● Task goal
Reproduce the listing word for word. Skip any image.

● Collected material
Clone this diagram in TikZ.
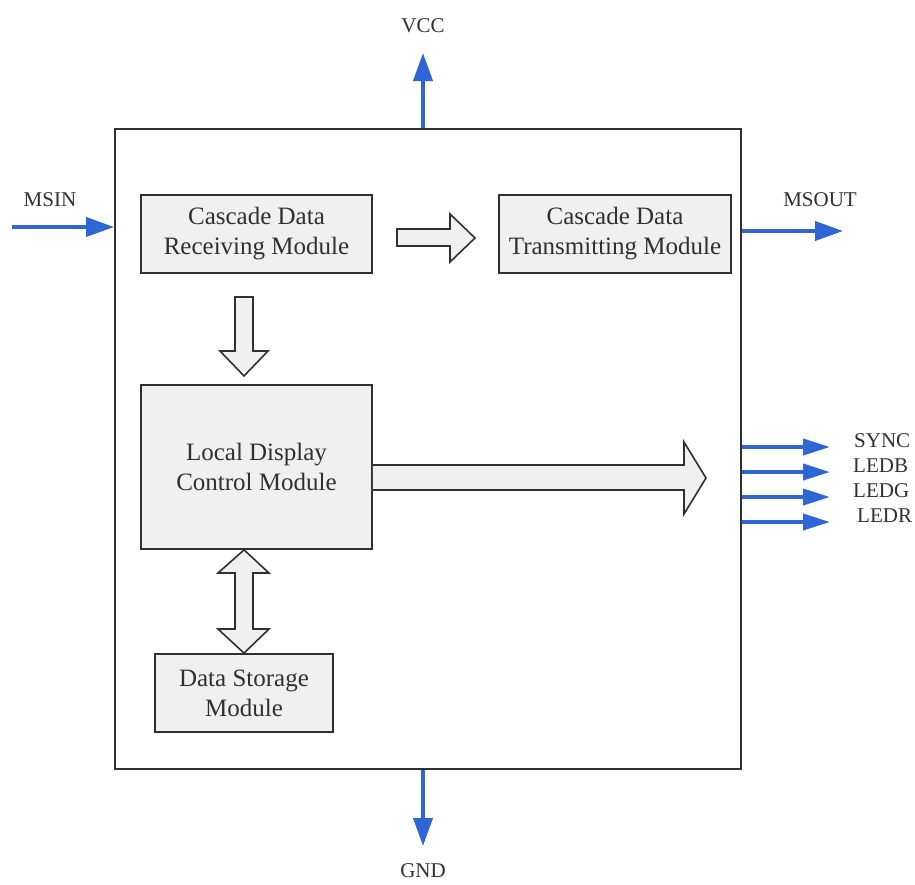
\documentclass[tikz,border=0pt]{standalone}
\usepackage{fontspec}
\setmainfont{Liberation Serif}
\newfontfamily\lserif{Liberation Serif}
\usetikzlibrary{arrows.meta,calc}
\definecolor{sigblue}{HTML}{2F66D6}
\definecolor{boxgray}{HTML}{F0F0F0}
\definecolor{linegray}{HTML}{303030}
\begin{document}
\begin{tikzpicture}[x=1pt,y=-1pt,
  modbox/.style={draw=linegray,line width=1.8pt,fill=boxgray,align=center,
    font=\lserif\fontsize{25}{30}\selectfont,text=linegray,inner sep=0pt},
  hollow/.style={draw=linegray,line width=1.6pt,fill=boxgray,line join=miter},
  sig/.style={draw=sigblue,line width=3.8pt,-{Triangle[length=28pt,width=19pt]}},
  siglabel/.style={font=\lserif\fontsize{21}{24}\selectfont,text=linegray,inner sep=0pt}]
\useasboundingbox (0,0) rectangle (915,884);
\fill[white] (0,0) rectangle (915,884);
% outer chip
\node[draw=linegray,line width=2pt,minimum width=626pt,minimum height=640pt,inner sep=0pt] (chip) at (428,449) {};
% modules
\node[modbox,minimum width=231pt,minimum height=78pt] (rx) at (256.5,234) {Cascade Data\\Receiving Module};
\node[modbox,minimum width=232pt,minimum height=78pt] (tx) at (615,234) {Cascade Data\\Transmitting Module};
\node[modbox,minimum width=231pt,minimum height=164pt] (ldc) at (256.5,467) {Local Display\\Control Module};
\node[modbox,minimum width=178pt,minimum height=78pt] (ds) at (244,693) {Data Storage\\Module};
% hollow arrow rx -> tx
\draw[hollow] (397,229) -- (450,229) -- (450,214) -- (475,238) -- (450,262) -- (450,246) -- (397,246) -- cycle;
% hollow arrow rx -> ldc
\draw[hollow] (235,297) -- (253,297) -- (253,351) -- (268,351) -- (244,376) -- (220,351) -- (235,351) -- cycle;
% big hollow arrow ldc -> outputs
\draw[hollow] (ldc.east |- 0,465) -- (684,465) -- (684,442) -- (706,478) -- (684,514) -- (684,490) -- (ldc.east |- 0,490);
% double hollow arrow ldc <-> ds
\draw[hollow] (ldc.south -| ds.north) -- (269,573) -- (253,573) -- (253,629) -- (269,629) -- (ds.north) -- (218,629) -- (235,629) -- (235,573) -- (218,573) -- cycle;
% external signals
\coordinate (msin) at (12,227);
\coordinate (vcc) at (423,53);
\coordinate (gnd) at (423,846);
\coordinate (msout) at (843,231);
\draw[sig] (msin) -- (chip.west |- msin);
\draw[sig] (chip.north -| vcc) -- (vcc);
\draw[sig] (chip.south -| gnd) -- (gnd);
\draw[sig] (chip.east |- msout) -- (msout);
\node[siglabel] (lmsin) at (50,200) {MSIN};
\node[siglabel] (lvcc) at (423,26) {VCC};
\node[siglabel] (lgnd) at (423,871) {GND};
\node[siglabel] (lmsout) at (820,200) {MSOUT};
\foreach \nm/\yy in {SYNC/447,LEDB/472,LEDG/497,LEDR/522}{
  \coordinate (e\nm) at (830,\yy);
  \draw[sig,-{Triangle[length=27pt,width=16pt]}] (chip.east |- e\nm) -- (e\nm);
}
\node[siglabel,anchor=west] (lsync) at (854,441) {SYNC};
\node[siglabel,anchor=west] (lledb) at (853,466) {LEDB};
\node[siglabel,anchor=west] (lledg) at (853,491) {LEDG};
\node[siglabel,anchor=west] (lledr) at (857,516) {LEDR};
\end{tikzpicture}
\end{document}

● Solution
Clone this diagram in TikZ.
\documentclass[tikz,border=0pt]{standalone}
\usepackage{fontspec}
\setmainfont{Liberation Serif}
\newfontfamily\lserif{Liberation Serif}
\usetikzlibrary{arrows.meta,calc}
\definecolor{sigblue}{HTML}{2F66D6}
\definecolor{boxgray}{HTML}{F0F0F0}
\definecolor{linegray}{HTML}{303030}
\begin{document}
\begin{tikzpicture}[x=1pt,y=-1pt,
  modbox/.style={draw=linegray,line width=1.8pt,fill=boxgray,align=center,
    font=\lserif\fontsize{25}{30}\selectfont,text=linegray,inner sep=0pt},
  hollow/.style={draw=linegray,line width=1.6pt,fill=boxgray,line join=miter},
  sig/.style={draw=sigblue,line width=3.8pt,-{Triangle[length=28pt,width=19pt]}},
  siglabel/.style={font=\lserif\fontsize{21}{24}\selectfont,text=linegray,inner sep=0pt}]
\useasboundingbox (0,0) rectangle (915,884);
\fill[white] (0,0) rectangle (915,884);
% outer chip
\node[draw=linegray,line width=2pt,minimum width=626pt,minimum height=640pt,inner sep=0pt] (chip) at (428,449) {};
% modules
\node[modbox,minimum width=231pt,minimum height=78pt] (rx) at (256.5,234) {Cascade Data\\Receiving Module};
\node[modbox,minimum width=232pt,minimum height=78pt] (tx) at (615,234) {Cascade Data\\Transmitting Module};
\node[modbox,minimum width=231pt,minimum height=164pt] (ldc) at (256.5,467) {Local Display\\Control Module};
\node[modbox,minimum width=178pt,minimum height=78pt] (ds) at (244,693) {Data Storage\\Module};
% hollow arrow rx -> tx
\draw[hollow] (397,229) -- (450,229) -- (450,214) -- (475,238) -- (450,262) -- (450,246) -- (397,246) -- cycle;
% hollow arrow rx -> ldc
\draw[hollow] (235,297) -- (253,297) -- (253,351) -- (268,351) -- (244,376) -- (220,351) -- (235,351) -- cycle;
% big hollow arrow ldc -> outputs
\draw[hollow] (ldc.east |- 0,465) -- (684,465) -- (684,442) -- (706,478) -- (684,514) -- (684,490) -- (ldc.east |- 0,490);
% double hollow arrow ldc <-> ds
\draw[hollow] (ldc.south -| ds.north) -- (269,573) -- (253,573) -- (253,629) -- (269,629) -- (ds.north) -- (218,629) -- (235,629) -- (235,573) -- (218,573) -- cycle;
% external signals
\coordinate (msin) at (12,227);
\coordinate (vcc) at (423,53);
\coordinate (gnd) at (423,846);
\coordinate (msout) at (843,231);
\draw[sig] (msin) -- (chip.west |- msin);
\draw[sig] (chip.north -| vcc) -- (vcc);
\draw[sig] (chip.south -| gnd) -- (gnd);
\draw[sig] (chip.east |- msout) -- (msout);
\node[siglabel] (lmsin) at (50,200) {MSIN};
\node[siglabel] (lvcc) at (423,26) {VCC};
\node[siglabel] (lgnd) at (423,871) {GND};
\node[siglabel] (lmsout) at (820,200) {MSOUT};
\foreach \nm/\yy in {SYNC/447,LEDB/472,LEDG/497,LEDR/522}{
  \coordinate (e\nm) at (830,\yy);
  \draw[sig,-{Triangle[length=27pt,width=16pt]}] (chip.east |- e\nm) -- (e\nm);
}
\node[siglabel,anchor=west] (lsync) at (854,441) {SYNC};
\node[siglabel,anchor=west] (lledb) at (853,466) {LEDB};
\node[siglabel,anchor=west] (lledg) at (853,491) {LEDG};
\node[siglabel,anchor=west] (lledr) at (857,516) {LEDR};
\end{tikzpicture}
\end{document}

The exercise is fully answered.